Daniel Vargas is a doctoral (S.J.D.) candidate at Harvard Law School. His primary interest is in constitutionalism and development. His dissertation project seeks to identify the underpinnings of creative political systems and entrepreneurial economies. Daniel holds a J.D. and an LL.M. from the University of Brasilia and an LL.M. from Harvard Law School. He is an Estudar Foundation fellow. While at Harvard, he has been a teaching fellow for courses in politics and development. Daniel has served in various positions in the Brazilian Government, including Chief of Staff, Secretary of Sustainable Development and Executive Secretary of the Secretariat of Strategic Affairs. Before starting his doctoral studies, Daniel was the interim Minister of Strategic Affairs in the Lula Administration.

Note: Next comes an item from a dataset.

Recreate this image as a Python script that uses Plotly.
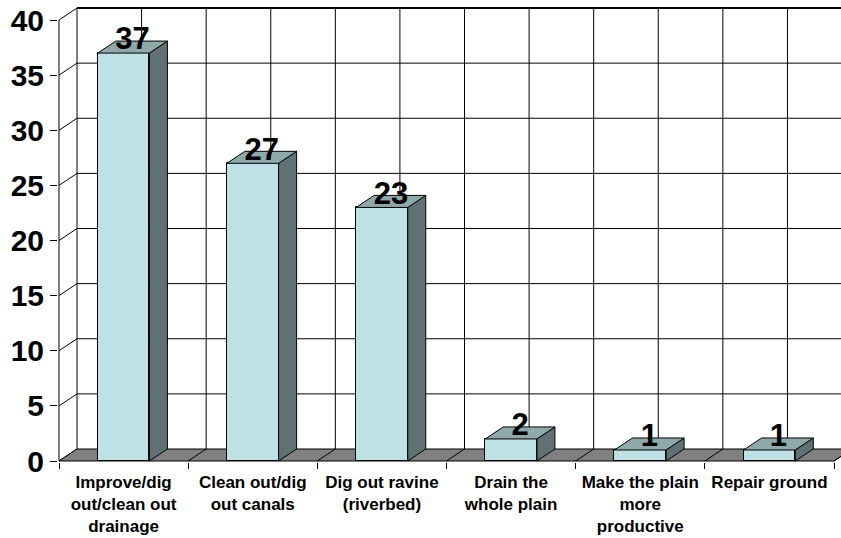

Becky Wolozin is a first-year J.D. student at Harvard Law School and is pursuing a concurrent degree in law and international education policy at the Harvard Graduate School of Education. She is a senior policy editor for the Harvard Law and Policy Review and a member of the Projects Committee for the Harvard Law and International Development Society. This summer she will be working with the Justice Initiative at the Open Society Foundations.